Un climat pesant règne dans la station sud-africaine Sanae IV basée en Antarctique, où des chercheurs vivent coupés du monde.
Un membre de l’équipe d’hivernage a dénoncé le comportement de l’un de ses collègues, accusé de menaces de mort, d’agression physique et sexuelle.
Toute intervention extérieure demeure impossible en raison des conditions météorologiques glaciales.
C’est un huis clos angoissant qui se joue loin de toute civilisation. Reclus pour dix mois dans la station antarctique Sanae IV, située à plus de 4.000 km de chez eux, dans un environnement glacial où les températures frôlent les -23°C avec des vents à plus de 200 km/h, dix scientifiques sud-africains vivent un cauchemar.

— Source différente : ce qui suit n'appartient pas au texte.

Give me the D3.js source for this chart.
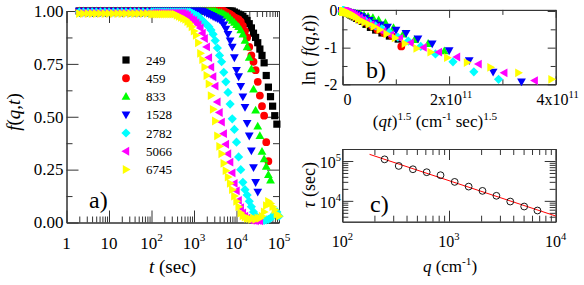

Dans un courriel envoyé depuis la base et partagé avec le quotidien sud-africain Sunday Times (nouvelle fenêtre), un membre de l’équipe de recherches a accusé un collègue de menaces de mort, d’agression physique et même sexuelle. Le lanceur d’alerte a dénoncé le comportement « profondément troublant » de l’individu, qui engendre « un climat de peur et d’intimidation ».
Selon le courriel du dénonciateur, « de nombreuses inquiétudes » avaient déjà été soulevées au sujet de l’agresseur présumé, entre le débarquement du groupe de scientifiques en Antarctique par le navire sud-africain SA Agulhas II fin décembre et le départ du bateau un peu plus d’un mois plus tard. « Malheureusement, son comportement a atteint un niveau profondément inquiétant », a-t-il écrit, relatant les faits qui seraient survenus dans la base.
Je me demande si je ne serais pas la prochaine victime
Je me demande si je ne serais pas la prochaine victime
Le scientifique lanceur d’alerte
« Son comportement est devenu de plus en plus flagrant et j’éprouve de grandes difficultés à me sentir en sécurité en sa présence », a-t-il affirmé dans son message désespéré au gouvernement sud-africain. « Je reste profondément préoccupé par ma propre sécurité, me demandant constamment si je ne serais pas la prochaine victime. (…) Il est impératif que des mesures immédiates soient prises pour assurer ma sécurité et celle de tous les employés ».
Interrogé par le Sunday Times, Dion George, le ministre sud-africain de l’Environnement, dont le département gère le programme Antarctique du pays, a confirmé qu’une agression avait bien eu lieu. « Il s’agissait d’un différend concernant une tâche que le chef d’équipe voulait confier à l’équipe – une tâche soumise aux conditions météorologiques et nécessitant un changement d’horaire », a-t-il expliqué. « L’agresseur du chef d’équipe éprouve des remords et a été réévalué psychologiquement de son plein gré. »
Déjà un précédent en 2017
« Une intervention est en cours », a poursuivi le représentant sud-africain, qui a dit « étudier des options » pour régler la situation, sans préciser lesquelles. L’isolement extrême de la station Sanae IV complique, pour l’instant, toute intervention extérieure. « Imaginez être confiné dans un tel endroit. Les gens peuvent développer un syndrome de la cabane, ce qui peut être très désorientant », a analysé un spécialiste. Il faudrait une quinzaine de jours pour rejoindre et évacuer l’équipe d’hivernage.
« L’unité de bien-être est en contact permanent avec l’équipe de la base pour trouver des solutions et des moyens durables d’améliorer le bien-être des membres de l’équipe situés dans cette base éloignée », a fait savoir un porte-parole du ministère sud-africain. « Une enquête complète est en cours et le ministère agira en conséquence en cas de mauvaise conduite de tout fonctionnaire. »
Ce n’est pas la première fois que des chercheurs sud-africains basés en Antarctique font l’actualité. En 2017, un membre d’une équipe de recherches de l’île Marion aurait attaqué l’ordinateur portable d’un collègue à coups de hache. La raison de sa colère froide ? La femme avec qui il était en couple venait de refuser sa demande en mariage.